Solvent Effects on the Nitrogen NMR Shieldings in Oxazole and Oxadiazole Systems

Abstract

High-precision14N NMR shieldings are reported for all five available oxazoles and oxadiazoles in a variety of solvents. Both solvent polarity and hydrogen-bond effects on the nitrogen nuclear shieldings of the solutes are significant and comparable in magnitude; both give rise to shielding increases. The increasing solvent polarity favors delocalization of electrons from oxygen atoms into the heteroaromatic rings with a concomitant electron charge accumulation on the nitrogen atoms concerned. This trend is parallel to those found for analogous diazole and triazole heteroaromatic systems. Solvent-to-solute hydrogen bonding causes an increase in nitrogen shielding when the nitrogen atoms in question are involved in the hydrogen bonding as acceptor sites.

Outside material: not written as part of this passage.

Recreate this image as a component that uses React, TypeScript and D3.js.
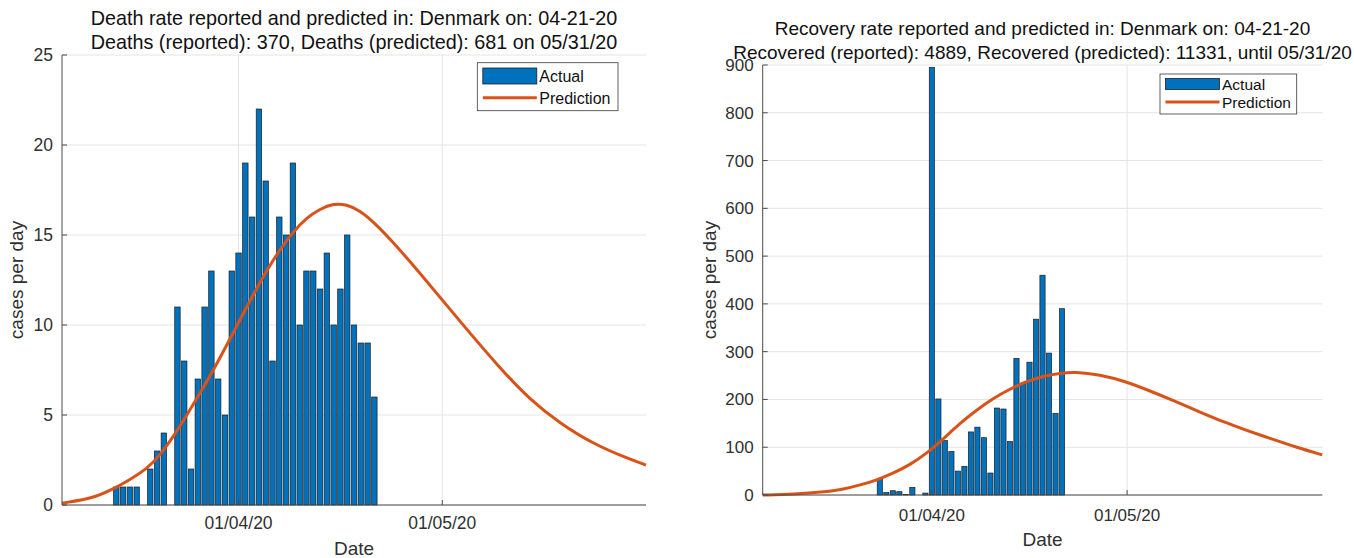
import React from 'react';
import * as d3 from 'd3';

// ---------- data ----------
const startDate = '2020-03-06';
const endDate = '2020-05-31';
const xTickDates = ['2020-04-01', '2020-05-01'];

// daily reported deaths, Mar 6 .. Apr 21
const deathsDaily = [
  0, 0, 0, 0, 0, 0, 0, 0,
  1, 1, 1, 1, 0, 2, 3, 4, 0, 11, 8, 2, 7, 11, 13, 7, 5, 13, 14, 19, 16, 22, 18, 8,
  16, 15, 19, 10, 13, 13, 12, 14, 10, 12, 15, 10, 9, 9, 6,
];
// daily reported recoveries, Mar 6 .. Apr 21
const recoveredDaily = [
  0, 0, 0, 0, 0, 0, 0, 0, 0, 0, 0, 0, 0, 0, 0, 0, 0, 0,
  35, 5, 9, 7, 1, 16, 0, 4,
  895, 201, 114, 91, 50, 60, 132, 142, 120, 46, 182, 180, 112, 286, 234, 278, 368,
  460, 297, 171, 390,
];

// predicted curves (day offset from start date -> value)
const predDeathDay = [0, 4.6, 7.6, 9.5, 12.5, 14.4, 16.4, 18.4, 20.3, 22.3, 24.3, 26.2, 28.2, 30.1, 32.1, 34.1, 36, 38, 40, 41.9, 43.9, 45.8, 48.3, 52.7, 58.6, 64.5, 68.9, 73.3, 78.2, 83.2, 86];
const predDeathValue = [0.1, 0.37, 0.9, 1.3, 2.0, 2.75, 3.8, 5.0, 6.2, 7.5, 8.9, 10.3, 11.7, 13.0, 14.2, 15.2, 15.95, 16.45, 16.75, 16.7, 16.35, 15.75, 14.8, 12.9, 10.2, 7.6, 5.85, 4.55, 3.4, 2.6, 2.22];

const predRecDay = [0, 4.7, 9.8, 12.4, 15, 17.5, 20.1, 22.6, 25.2, 27.8, 30.3, 32.9, 35.4, 38, 40.6, 43.1, 45.7, 48, 51.8, 55.7, 59.5, 63.4, 67.3, 71.2, 74, 78.5, 82, 86];
const predRecValue = [0, 1.4, 7, 12, 21, 31, 46, 63, 87, 118, 150, 178, 202, 222, 238, 249, 255, 258, 252, 238, 218, 196, 173, 151, 137, 116, 100, 84];

const deathTitle: [string, string] = [
  'Death rate reported and predicted in: Denmark on: 04-21-20',
  'Deaths (reported): 370, Deaths (predicted): 681 on 05/31/20',
];
const recTitle: [string, string] = [
  'Recovery rate reported and predicted in: Denmark on: 04-21-20',
  'Recovered (reported): 4889, Recovered (predicted): 11331, until 05/31/20',
];
const legendLabels = ['Actual', 'Prediction'];
const xLabel = 'Date';
const yLabel = 'cases per day';

// ---------- styling ----------
const FONT = '"Liberation Sans", Arial, Helvetica, sans-serif';
const BAR = '#0072BD';
const LINE = '#D95319';
const GRID = '#e4e4e4';
const AXIS = '#4a4a4a';
const TEXT = '#303030';
const DAY = 86400000;

const parse = (s: string) => new Date(s + 'T00:00:00Z');
const fmt = d3.utcFormat('%d/%m/%y');

type PanelProps = {
  x0: number; x1: number; yTop: number; yBot: number;
  yMax: number; yStep: number;
  daily: number[]; predDay: number[]; predVal: number[];
  title: [string, string]; titleY: [number, number]; titleFs: number; tickFs: number;
  legend: { x: number; y: number; w: number; h: number; fs: number; patchY: number; patchH: number; row1: number; row2: number };
  yLabelX: number; xTickY: number; xLabelY: number;
};

function Panel(p: PanelProps) {
  const start = parse(startDate);
  const xs = d3.scaleUtc().domain([start, parse(endDate)]).range([p.x0, p.x1]);
  const ys = d3.scaleLinear().domain([0, p.yMax]).range([p.yBot, p.yTop]);
  const dayW = (p.x1 - p.x0) / ((parse(endDate).getTime() - start.getTime()) / DAY);
  const bw = dayW * 0.8;
  const yTicks = d3.range(0, p.yMax + 0.001, p.yStep);
  const xTicks = xTickDates.map(parse);
  const cx = (p.x0 + p.x1) / 2;
  const line = d3
    .line<number>()
    .x((_, i) => xs(new Date(start.getTime() + p.predDay[i] * DAY)))
    .y((v) => ys(v))
    .curve(d3.curveBasis);
  const L = p.legend;
  return (
    <g fontFamily={FONT}>
      {yTicks.map((t) => (
        <line key={'gy' + t} x1={p.x0} x2={p.x1} y1={ys(t)} y2={ys(t)} stroke={GRID} strokeWidth={1} />
      ))}
      {xTicks.map((t, i) => (
        <line key={'gx' + i} x1={xs(t)} x2={xs(t)} y1={p.yTop} y2={p.yBot} stroke={GRID} strokeWidth={1} />
      ))}
      {p.daily.map((v, i) => {
        const d = new Date(start.getTime() + i * DAY);
        return (
          <rect
            key={'b' + i}
            x={xs(d) - bw / 2}
            y={ys(v)}
            width={bw}
            height={ys(0) - ys(v)}
            fill={BAR}
            stroke="#1e1e1e"
            strokeWidth={0.7}
          />
        );
      })}
      <path d={line(p.predVal) || ''} fill="none" stroke={LINE} strokeWidth={3} />
      {/* axes */}
      <line x1={p.x0} x2={p.x0} y1={p.yTop} y2={p.yBot} stroke={AXIS} strokeWidth={1} />
      <line x1={p.x0} x2={p.x1} y1={p.yBot} y2={p.yBot} stroke={AXIS} strokeWidth={1} />
      {yTicks.map((t) => (
        <line key={'ty' + t} x1={p.x0} x2={p.x0 + 5} y1={ys(t)} y2={ys(t)} stroke={AXIS} strokeWidth={1} />
      ))}
      {xTicks.map((t, i) => (
        <line key={'tx' + i} x1={xs(t)} x2={xs(t)} y1={p.yBot} y2={p.yBot - 5} stroke={AXIS} strokeWidth={1} />
      ))}
      {yTicks.map((t) => (
        <text key={'ly' + t} x={p.x0 - 9} y={ys(t) + p.tickFs * 0.35} fontSize={p.tickFs} fill={TEXT} textAnchor="end">
          {t}
        </text>
      ))}
      {xTicks.map((t, i) => (
        <text key={'lx' + i} x={xs(t)} y={p.xTickY} fontSize={p.tickFs} fill={TEXT} textAnchor="middle">
          {fmt(t)}
        </text>
      ))}
      <text x={cx} y={p.xLabelY} fontSize={19} fill={TEXT} textAnchor="middle">{xLabel}</text>
      <text
        transform={`translate(${p.yLabelX},${(p.yTop + p.yBot) / 2}) rotate(-90)`}
        fontSize={19}
        fill={TEXT}
        textAnchor="middle"
      >
        {yLabel}
      </text>
      <text x={cx} y={p.titleY[0]} fontSize={p.titleFs} fill="#111" textAnchor="middle">{p.title[0]}</text>
      <text x={cx} y={p.titleY[1]} fontSize={p.titleFs} fill="#111" textAnchor="middle">{p.title[1]}</text>
      {/* legend */}
      <rect x={L.x} y={L.y} width={L.w} height={L.h} fill="#fff" stroke="#3a3a3a" strokeWidth={0.8} />
      <rect x={L.x + 5.5} y={L.patchY} width={54} height={L.patchH} fill={BAR} stroke="#1e1e1e" strokeWidth={0.8} />
      <line x1={L.x + 5.5} x2={L.x + 59.5} y1={L.row2 - 1} y2={L.row2 - 1} stroke={LINE} strokeWidth={3} />
      <text x={L.x + 62} y={L.row1 + L.fs * 0.35} fontSize={L.fs} fill="#111">{legendLabels[0]}</text>
      <text x={L.x + 62} y={L.row2 + L.fs * 0.35} fontSize={L.fs} fill="#111">{legendLabels[1]}</text>
    </g>
  );
}

export default function App() {
  return (
    <svg
      width={1354}
      height={558}
      style={{ position: 'absolute', left: 0, top: 0, background: '#fff' }}
    >
      <rect width={1354} height={558} fill="#fff" />
      <Panel
        x0={62}
        x1={646}
        yTop={55}
        yBot={505}
        yMax={25}
        yStep={5}
        daily={deathsDaily}
        predDay={predDeathDay}
        predVal={predDeathValue}
        title={deathTitle}
        titleY={[25, 49]}
        titleFs={19.8}
        tickFs={17.5}
        legend={{ x: 477.3, y: 62.7, w: 140.7, h: 48, fs: 16, patchY: 68, patchH: 16, row1: 76.3, row2: 98.7 }}
        yLabelX={23}
        xTickY={529}
        xLabelY={555}
      />
      <Panel
        x0={762.7}
        x1={1322.3}
        yTop={65}
        yBot={495}
        yMax={900}
        yStep={100}
        daily={recoveredDaily}
        predDay={predRecDay}
        predVal={predRecValue}
        title={recTitle}
        titleY={[35, 59]}
        titleFs={19}
        tickFs={17}
        legend={{ x: 1160, y: 74, w: 136.7, h: 40, fs: 15.5, patchY: 78.5, patchH: 11, row1: 84.5, row2: 103 }}
        yLabelX={716}
        xTickY={521}
        xLabelY={546}
      />
    </svg>
  );
}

This reflects not only local effects of hydrogen bonding to a particular nitrogen atom but also those arising from competition between other acceptor sites in a given molecule; these include oxygen and other nitrogen atoms. TNDO/2-calculated nitrogen shieldings, with respect to neat nitromethane, give a very good linear correlation with experimental results when all of the nitrogen atoms in the molecules studied are taken into account. The present study of nitrogen shieldings provides a valuable insight into solvent polarity effects on electric charge distribution in nitrogenous heteroaromatic systems, as well as into possible competition between various hydrogen-bond acceptor centers with respect to hydrogen-bond donor solvents.